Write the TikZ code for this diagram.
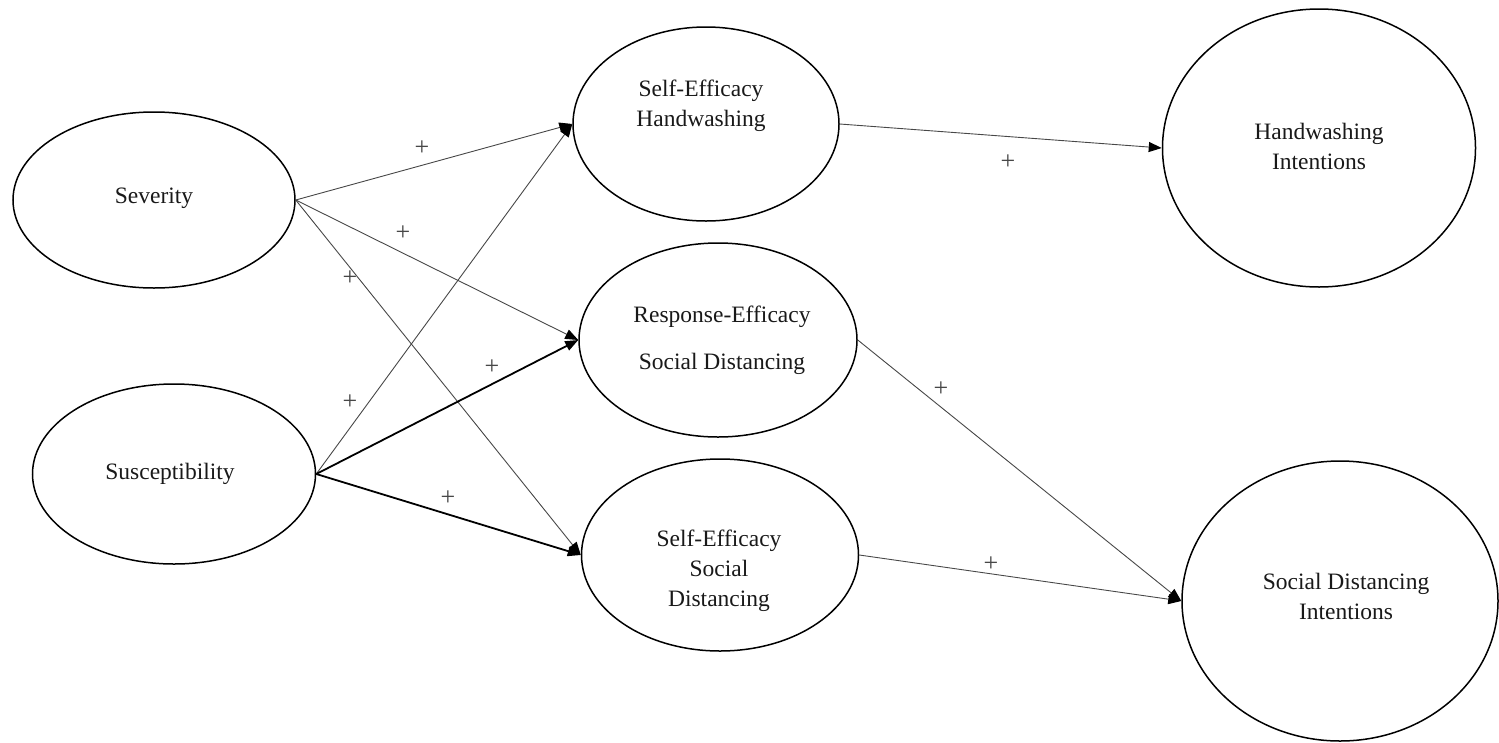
\documentclass[tikz,border=0pt]{standalone}
\usepackage{fontspec}
\setmainfont{Liberation Serif}
\usetikzlibrary{shapes.geometric,arrows.meta}
\begin{document}
\begin{tikzpicture}[x=1pt,y=-1pt,
  construct/.style={draw=black, line width=1.5pt, ellipse, inner sep=0pt},
  lbl/.style={align=center, inner sep=0pt, font=\fontsize{23.5}{30}\selectfont, text=black!90},
  pluslbl/.style={inner sep=0pt, font=\fontsize{26}{28}\selectfont, text=black!72},
  tip/.style={-{Triangle[length=13pt,width=10pt,color=black]}},
  thinpath/.style={tip, draw=black!72, line width=0.9pt},
  thickpath/.style={tip, draw=black, line width=1.8pt},
]
\useasboundingbox (0,0) rectangle (1499,742);

% constructs (ellipse outlines)
\node[construct, minimum width=282pt, minimum height=176pt] (sev) at (154,200) {};
\node[construct, minimum width=283pt, minimum height=180pt] (sus) at (174,474) {};
\node[construct, minimum width=266pt, minimum height=194pt] (seh) at (706,124) {};
\node[construct, minimum width=278pt, minimum height=194pt] (re)  at (718,340) {};
\node[construct, minimum width=277pt, minimum height=192pt] (ses) at (720,555) {};
\node[construct, minimum width=313pt, minimum height=278pt] (hwi) at (1319,148) {};
\node[construct, minimum width=316pt, minimum height=280pt] (sdi) at (1340,601) {};

% construct names
\node[lbl] (tsev) at (154,198) {Severity};
\node[lbl] (tsus) at (170,474) {Susceptibility};
\node[lbl] (tseh) at (701,106) {Self-Efficacy\\Handwashing};
\node[lbl, font=\fontsize{23.5}{47}\selectfont] (tre) at (722,340) {Response-Efficacy\\Social Distancing};
\node[lbl] (tses) at (719,571) {Self-Efficacy\\Social\\Distancing};
\node[lbl] (thwi) at (1319,146) {Handwashing\\Intentions};
\node[lbl] (tsdi) at (1346,596) {Social Distancing\\Intentions};

% paths
\draw[thinpath] (sev.east) -- (seh.west);
\draw[thinpath] (sev.east) -- (re.west);
\draw[thinpath] (sev.east) -- (ses.west);
\draw[thinpath] (sus.east) -- (seh.west);
\draw[thickpath] (sus.east) -- (re.west);
\draw[thickpath] (sus.east) -- (ses.west);
\draw[thinpath] (seh.east) -- (hwi.west);
\draw[thinpath] (re.east) -- (sdi.west);
\draw[thinpath] (ses.east) -- (sdi.west);

% signs of the paths
\node[pluslbl] (p1) at (422,148) {+};
\node[pluslbl] (p2) at (403,233) {+};
\node[pluslbl] (p3) at (350,278) {+};
\node[pluslbl] (p4) at (350,402) {+};
\node[pluslbl] (p5) at (492,367) {+};
\node[pluslbl] (p6) at (448,498) {+};
\node[pluslbl] (p7) at (1008,162) {+};
\node[pluslbl] (p8) at (941,389) {+};
\node[pluslbl] (p9) at (991,564) {+};
\end{tikzpicture}
\end{document}
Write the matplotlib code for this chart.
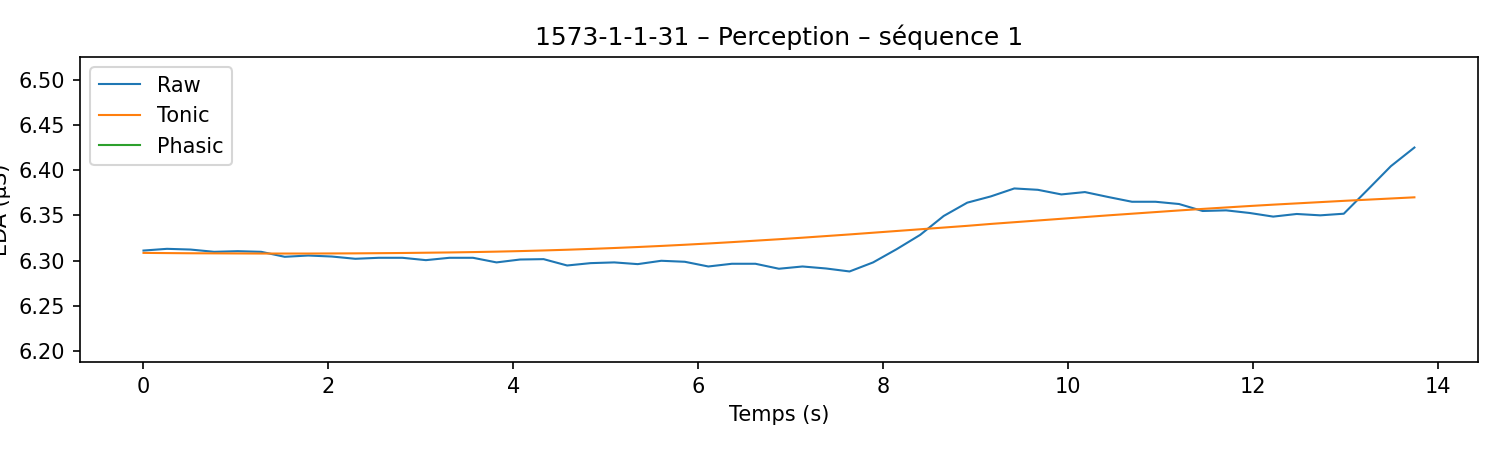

## STATED EXERCISE
Pictures are excluded; copy every other part of the records exactly.

## RESULT
Write the TikZ code for this diagram.
\documentclass[tikz,border=0pt]{standalone}
\usepackage{fontspec}
\setmainfont{Liberation Serif}
\usetikzlibrary{shapes.geometric,arrows.meta}
\begin{document}
\begin{tikzpicture}[x=1pt,y=-1pt,
  construct/.style={draw=black, line width=1.5pt, ellipse, inner sep=0pt},
  lbl/.style={align=center, inner sep=0pt, font=\fontsize{23.5}{30}\selectfont, text=black!90},
  pluslbl/.style={inner sep=0pt, font=\fontsize{26}{28}\selectfont, text=black!72},
  tip/.style={-{Triangle[length=13pt,width=10pt,color=black]}},
  thinpath/.style={tip, draw=black!72, line width=0.9pt},
  thickpath/.style={tip, draw=black, line width=1.8pt},
]
\useasboundingbox (0,0) rectangle (1499,742);

% constructs (ellipse outlines)
\node[construct, minimum width=282pt, minimum height=176pt] (sev) at (154,200) {};
\node[construct, minimum width=283pt, minimum height=180pt] (sus) at (174,474) {};
\node[construct, minimum width=266pt, minimum height=194pt] (seh) at (706,124) {};
\node[construct, minimum width=278pt, minimum height=194pt] (re)  at (718,340) {};
\node[construct, minimum width=277pt, minimum height=192pt] (ses) at (720,555) {};
\node[construct, minimum width=313pt, minimum height=278pt] (hwi) at (1319,148) {};
\node[construct, minimum width=316pt, minimum height=280pt] (sdi) at (1340,601) {};

% construct names
\node[lbl] (tsev) at (154,198) {Severity};
\node[lbl] (tsus) at (170,474) {Susceptibility};
\node[lbl] (tseh) at (701,106) {Self-Efficacy\\Handwashing};
\node[lbl, font=\fontsize{23.5}{47}\selectfont] (tre) at (722,340) {Response-Efficacy\\Social Distancing};
\node[lbl] (tses) at (719,571) {Self-Efficacy\\Social\\Distancing};
\node[lbl] (thwi) at (1319,146) {Handwashing\\Intentions};
\node[lbl] (tsdi) at (1346,596) {Social Distancing\\Intentions};

% paths
\draw[thinpath] (sev.east) -- (seh.west);
\draw[thinpath] (sev.east) -- (re.west);
\draw[thinpath] (sev.east) -- (ses.west);
\draw[thinpath] (sus.east) -- (seh.west);
\draw[thickpath] (sus.east) -- (re.west);
\draw[thickpath] (sus.east) -- (ses.west);
\draw[thinpath] (seh.east) -- (hwi.west);
\draw[thinpath] (re.east) -- (sdi.west);
\draw[thinpath] (ses.east) -- (sdi.west);

% signs of the paths
\node[pluslbl] (p1) at (422,148) {+};
\node[pluslbl] (p2) at (403,233) {+};
\node[pluslbl] (p3) at (350,278) {+};
\node[pluslbl] (p4) at (350,402) {+};
\node[pluslbl] (p5) at (492,367) {+};
\node[pluslbl] (p6) at (448,498) {+};
\node[pluslbl] (p7) at (1008,162) {+};
\node[pluslbl] (p8) at (941,389) {+};
\node[pluslbl] (p9) at (991,564) {+};
\end{tikzpicture}
\end{document}
Write the matplotlib code for this chart.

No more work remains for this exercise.